Exploiter sa différence

Ces difficultés à s’insérer dans un cadre trop normé, les enfants à HPI pourront aussi les exprimer par de l’indiscipline. « Par exemple, certains enfants peuvent avoir sauté une classe à l’école. Intellectuellement, ils sont en effet en avance, mais émotionnellement, ils restent petits et cela peut être compliqué pour eux ne serait-ce que pour noter leurs devoirs. Ce sont aussi des enfants qui peuvent s’ennuyer facilement car ils maitrisent déjà les connaissances, donc ils peuvent être agaçants ou perturber la classe. Et puis, ils peuvent être en décalage, n’ont pas forcément les mêmes centres d’intérêt que leurs camarades et peuvent donc très vite se sentir en marge », livre encore Jean-François Laurent, en insistant sur le fait qu’il est capital de proposer à ces enfants des choses qui « vont dans leur zone de développement » afin de les intéresser. « Il faut vraiment personnaliser l’enseignement et la relation », martèle-t-il. 
 
Pour le spécialiste, la logique sera similaire lors du passage à l’âge adulte et dans le monde de l’entreprise : « Il faut bien se connaitre, connaitre ses forces et travailler sur les points sur lesquels on peut être un peu plus fragiles pour déployer ses ailes. Il ne faut pas chercher à se normer forcément.
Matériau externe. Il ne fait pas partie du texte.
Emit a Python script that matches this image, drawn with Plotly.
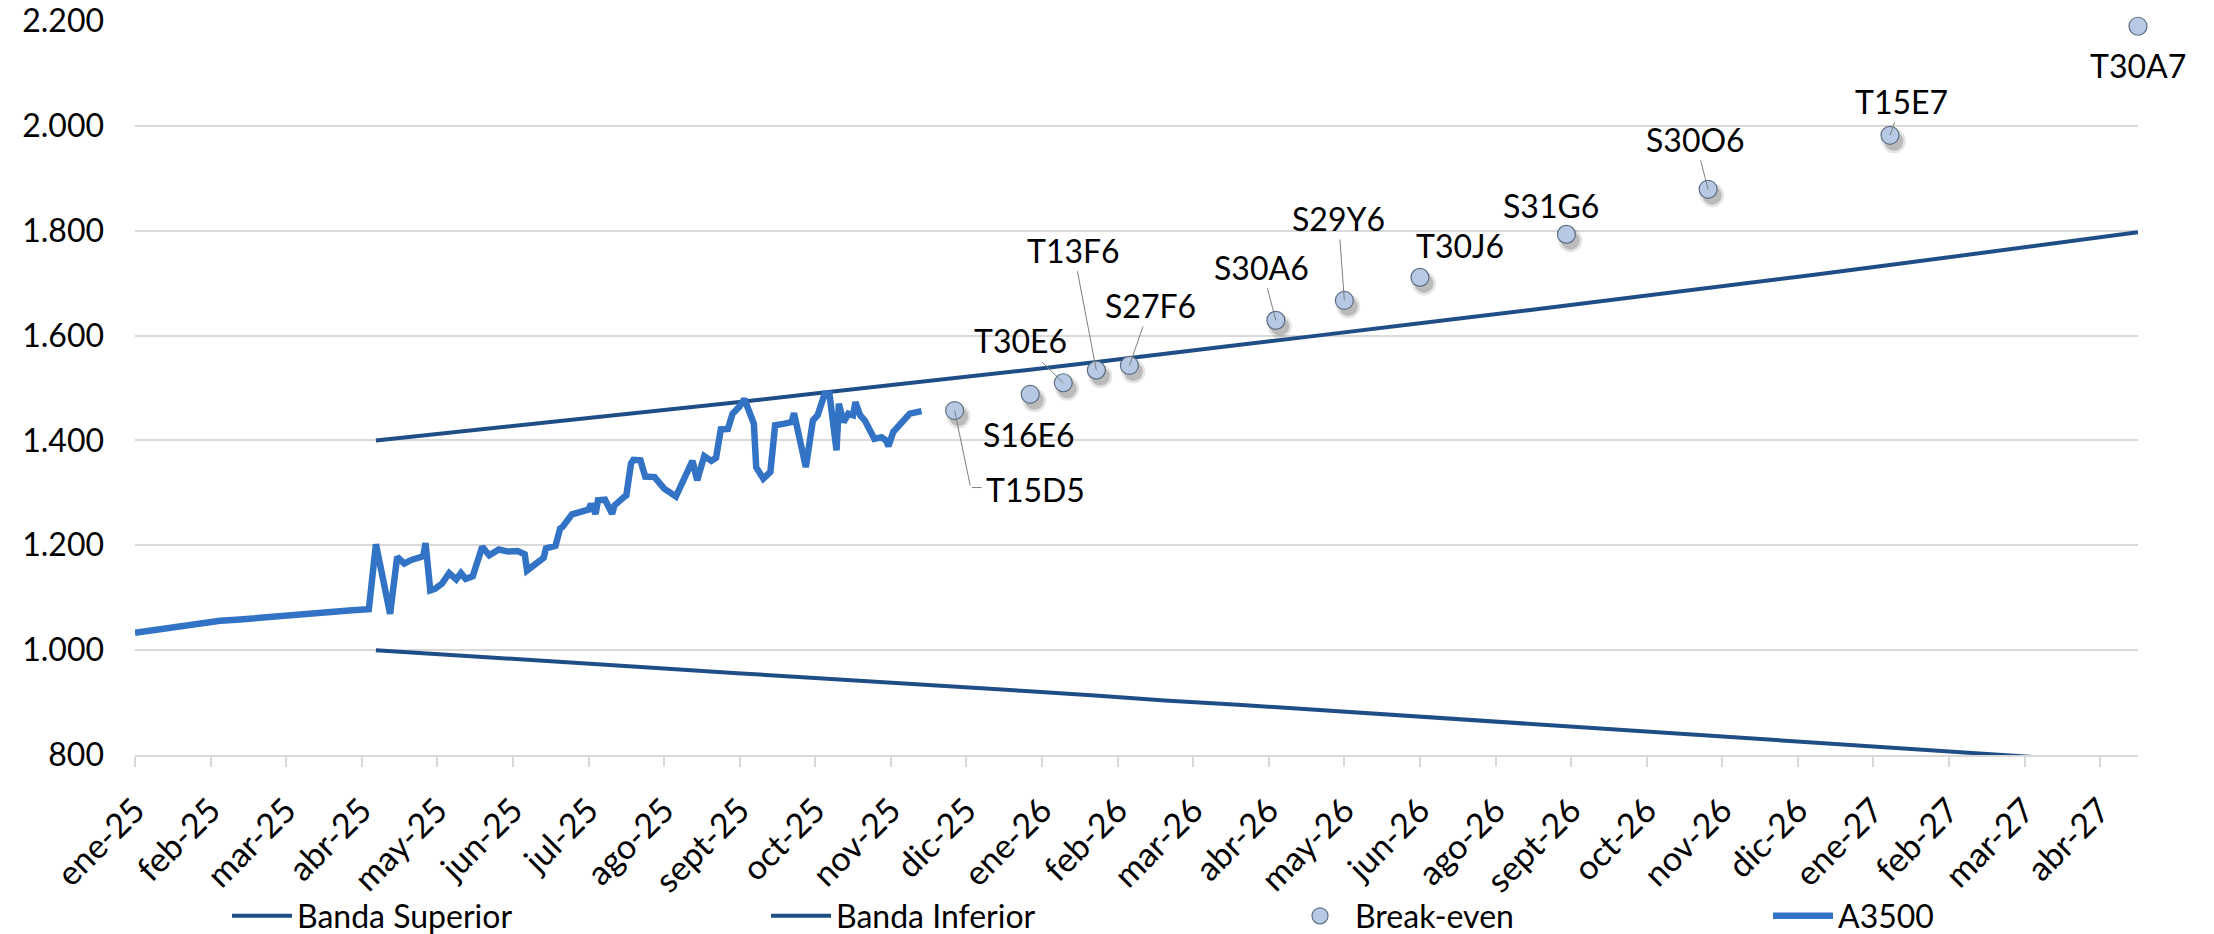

Il faut assumer que l’on est un peu différent et exploiter cette différence ».
 
Afin de mieux appréhender toutes ces questions, Jean-François Laurent organise chaque année de nombreuses conférences partout en France, ainsi que des formations pour les professeurs mais aussi certaines entreprises qui le sollicitent pour mieux intégrer les HPI. Un terme auquel il préfère d’ailleurs APIE - pour Atypique Personne dans l'Intelligence et l'Émotion- acronyme qu’il a créé et qui l’a notamment intéressé par sa sonorité proche de l’anglais « happy ». « Car le but, c’est avant tout d’être heureux dans la vie », glisse-t-il.